En algunas calles, porque ya es casi invierno, ha desaparecido el sol. Ya no volverá hasta finales de enero. Coincidirá en la recta del Pozu María Luisa con el cumpleaños de mi amiga Elisabet. Ha tardado tanto en llegar el frío y aún quedan miles de hojas por caer de los árboles. Verás el bus parar junto a la iglesia. Viene de alguna ciudad. Se bajan estudiantes, curritos y dos abuelos que llevan todo el día cuidando a los nietos. Han decidido que antes de "encuevarse", van a tomar un "culete". "Si hay fútbol, al bar no me lleves, José Luis". "Venga, muyer, nun seas repunante y toma una botellina". Irán sin mucha más discusión al chigre. Seguramente habrá fútbol.

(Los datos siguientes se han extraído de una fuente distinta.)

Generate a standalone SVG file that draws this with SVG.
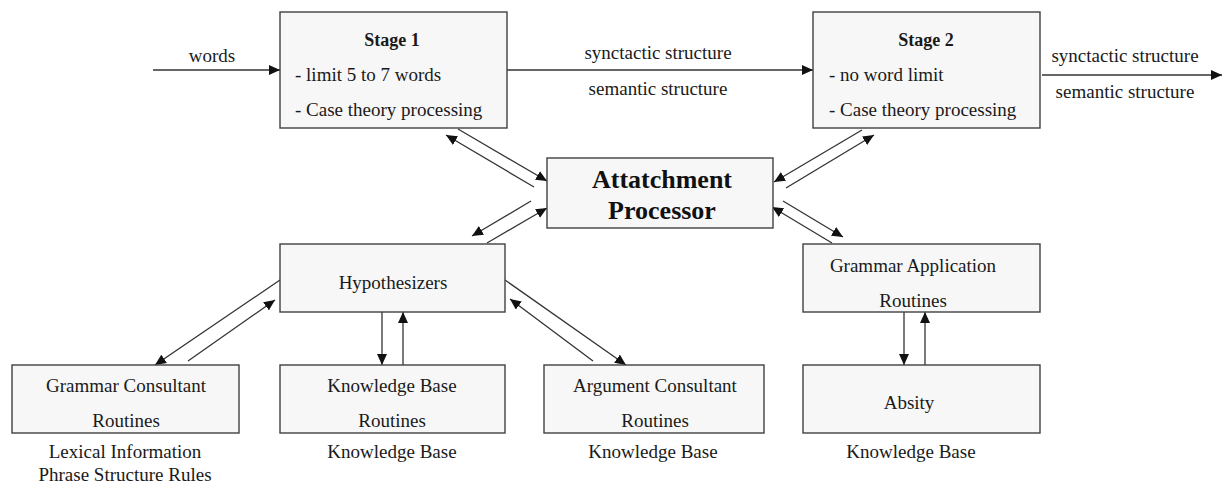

Ya se está haciendo de noche, verás que en el paseo junto al río van menguando los caminantes. Y si tienes "suerte" (ahora entenderéis las comillas) hasta te puedes encontrar a cuatro jabalíes intentando cruzar todo el valle con sus dos carreteras, su río y su senda peatonal, sus edificios, comercios, bares, columpios. Ellos también creen que somos salvajes aquí.

Hay muchas maneras de vivir en las cuencas y todas tienen una parte de nostalgia. Esto es así y en general nos gusta. Es imposible que la melancolía no dé señales en nosotros porque se nos inoculó al nacer el gen de la añoranza. Hay que asumirlo. Otros dirán que como Obélix cuando era niño, nos caímos en una marmita llena de señaldá, morriña para los gallegos. Pero si algo nos enseñó la película El hombre que mató a Liberty Valance es que cuando existe la leyenda es una tontería contar la realidad. No os echéis las manos a la cabeza. No tiene por qué ser malo. Como todo, en su justa medida y con alegría, porque como decía Almudena Grandes, "...es un arma superior al odio, las sonrisas más útiles, más feroces que los gestos de rabia y desaliento".